Hello everyone, my name's Anthony and I'm posting here to learn about some ways to help me cope with my anxiety. It all started back when I was 17 and originally applied and got a summer job. Before the job even started I had a nervous breakdown and my dad had to call my would be boss and tell him I would be unable to work that summer. I then ended up going to a therapist and a psychiatrist for a little over a year. (I've since returned to the psychiatrist) I was put on meds which helped me cope for a little while but the following summer and the summers over the past few years I haven't managed to draw up the courage to get a job. My parents have continued to encourage and support me but I feel really bad for them and absolutely hate being like this. I think most of the anxiety comes from the unknown and not knowing what could happen, I also have another subtle anxiety of driving but I've been able to power through it for the most part. I'm not exactly super comfortable in situations around people I don't know and I have this fear of messing up and making an idiot of myself, and I also don't want to have some sort of nervous breakdown on the job either. I also have a twin brother who has had multiple summer jobs in the past, goes to school for engineering on a full scholarship, will be graduating and commissioning into the armed forces, and knows what he wants to do with his life while I'm just sitting here feeling sorry for myself that I haven't achieved as much and and as you can imagine it's extremely frustrating. I personally have no idea what I want to do with my life at 21, I've been attending community college for the past 3 years and switched my major 3 times already while some of my friends will be graduating next year. Anyway, I can see I'm going off on a bit of a tangent so I'll leave it at that. I hope I can get some advice here. Thank you.


----------



## Mr snooze (Feb 11, 2014)

well im guessing the reason you are afraid of getting your first job is because you are afraid that you will be a burden / a failure or unskilled at work right? what you're lacking then is confidence in yourself that you can do it. i can relate with that kind of anxiety , the only advise i can give ya is to just go for it , whats the worse that can happen? get fired? get another one then , get rekt by boss? who cares mate , you can make all the mistakes/failure you can at work (be sure to learn from it though ) , ask many questions if you are unsure , ask others to show you the rope. at the start thats just how it is ( nervewrecking ) but in time you'll get used to your job and it gets easier to apply for another without getting anxiety, everyone makes mistakes , everyone fails at one point . Time will pass quickly so don't waste it atleast try it out while you can .if you really cant get a job or feel like getting one atm you should practice your skills and build up your confidence , since you mentioned you don't know what you want to do in life why not try out some other stuffs you haven't done ( eg: learning a language , Programming , Arts , cookin ) or if you got something you enjoy doing in your spare time why not make a livin out of it? (eg : video games = streamer , game tester , developer , cooking = chef , cook , prep , food blog ).
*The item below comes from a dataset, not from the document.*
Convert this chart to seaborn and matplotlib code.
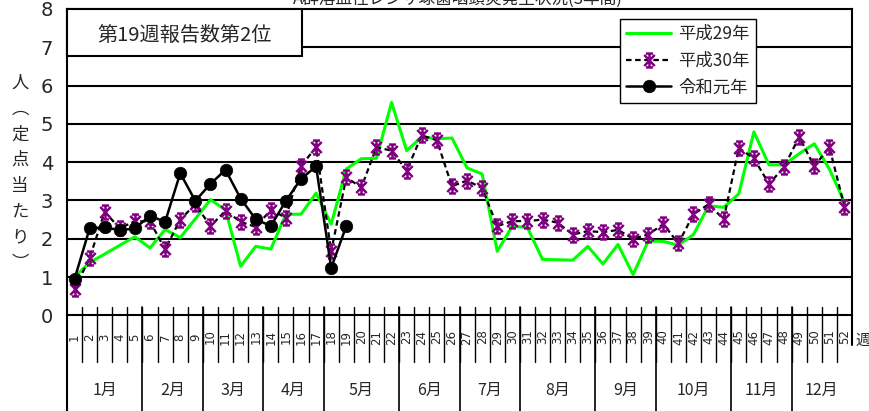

if you really cant handle working with other peeps you can always get self employed * depends if you have certain skills. check out upwork.com and see if you can take on some easy request there.

oh another thing : dont compare yourself to others ( thats gonna rekt your confidence , some people just have it and some people dont win the lottery of life or atleast the diligence to work for it) , do what you wanna do its your life enjoy it.


----------



## LuceMala (May 17, 2015)

dont have the patience to read it all


----------